In my second attempt, instead of the premium eggnog, I tried a generic store brand. It was okay, but the flavor wasn’t quite there.
Next I tried a generic store brand “vanilla flavor” eggnog. It was delicious — like drinking melted vanilla ice cream — but not noggy enough.
Finally, I tried a low-fat store brand eggnog. And this, shockingly, was my winner. Let’s consider: to make something lower in fat yet still tasty, companies tend to add things like sugar, spices, and extra flavorings to a product. In this case, that’s what we want. The lower fat content is still very rich and plenty thick enough for French toast. And the additives, including “artificial flavorings,” as much as it may hurt to embrace them…well, for this purpose, embrace them.
In my final attempt at this dish, I used the winning eggnog, and I also eliminated an egg and vanilla from the recipe. The extra egg wasn’t necessary, and it would dilute the eggnog flavor a tiny bit. It was hard for me to take out the vanilla, since I think it makes so many dishes so much better, but here? Turns out it wasn’t needed. In fact, it was better without it.
Since you also have bread and egg in this casserole, a bite of it is not going to be like drinking a glass of eggnog. But the low-fat generic eggnog (!) will give you the biggest bang for your buck.
Ermahgerd, I can’t believe I’ve written this much and I haven’t even discussed that this is a make-ahead recipe. SO MUCH HAPPENING HERE! So, final note…it’s a make-ahead recipe. You’re welcome. (Note that the twenty minute prep in the recipe below does not include the overnight chilling. Obviously.)
So eat it for breakfast. Eat it for dessert. Eat it for lunch. I recommend adding a tiny swirl of maple syrup and serving it warm. Make it ahead, pop it in the oven Christmas morning, and relax, and enjoy.
- Approximately 9 cups of challah bread, cut into one inch cubes
- 2½ cups eggnog
- 7 eggs
- ¼ teaspoon salt
- 2 teaspoons ground cinnamon
- ¼ teaspoon nutmeg, freshly grated if possible
- 1 cup all purpose flour
- ⅔ cup granulated sugar
- ½ cup gingersnap crumbs, pulsed in food processor
- 6 tablespoons melted butter
- 1 teaspoon cinnamon
- Place your bread cubes in a large mixing bowl.
- In a separate bowl, or stand mixer, add the eggnog, eggs, salt, cinnamon, and nutmeg, and beat with an electric mixer or stand mixer until well combined.
- Pour the eggnog mixture over the bread and stir gently until the bread is evenly coated. Cover the top of the bowl with plastic wrap and refrigerate for at least three hours, preferably overnight.
- In the morning, preheat the oven to 350.

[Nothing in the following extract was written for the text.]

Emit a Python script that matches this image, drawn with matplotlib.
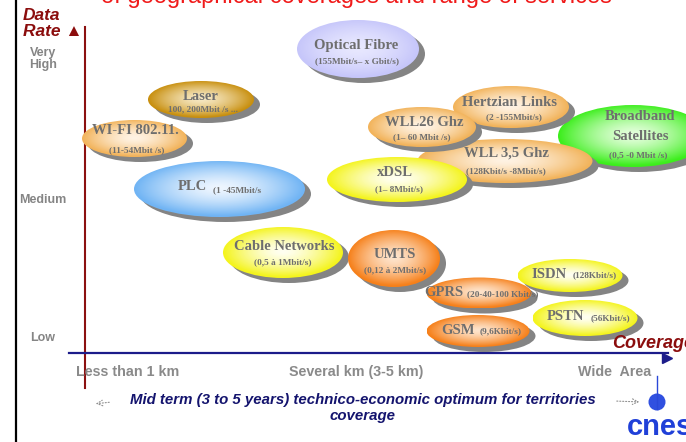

- As the oven heats, prepare the streusel. Add all streusel ingredients to a medium sized bowl and mix together with a fork until combined.
- Spray a 9 x 13 dish with nonstick cooking spray. Stir the bread mixture, then pour into the dish. Top with streusel.
- Bake uncovered for approximately 35-45 minutes. To check if the casserole is done, use a knife to gently cut into the middle and look under the streusel. The bread should still be moist, but without any liquid pooling.
- Let rest a few minutes, then serve and enjoy.
For best results, use a generic low-fat eggnog.
Leftovers will keep covered in the fridge for a few days, and it is delicious cold or warm.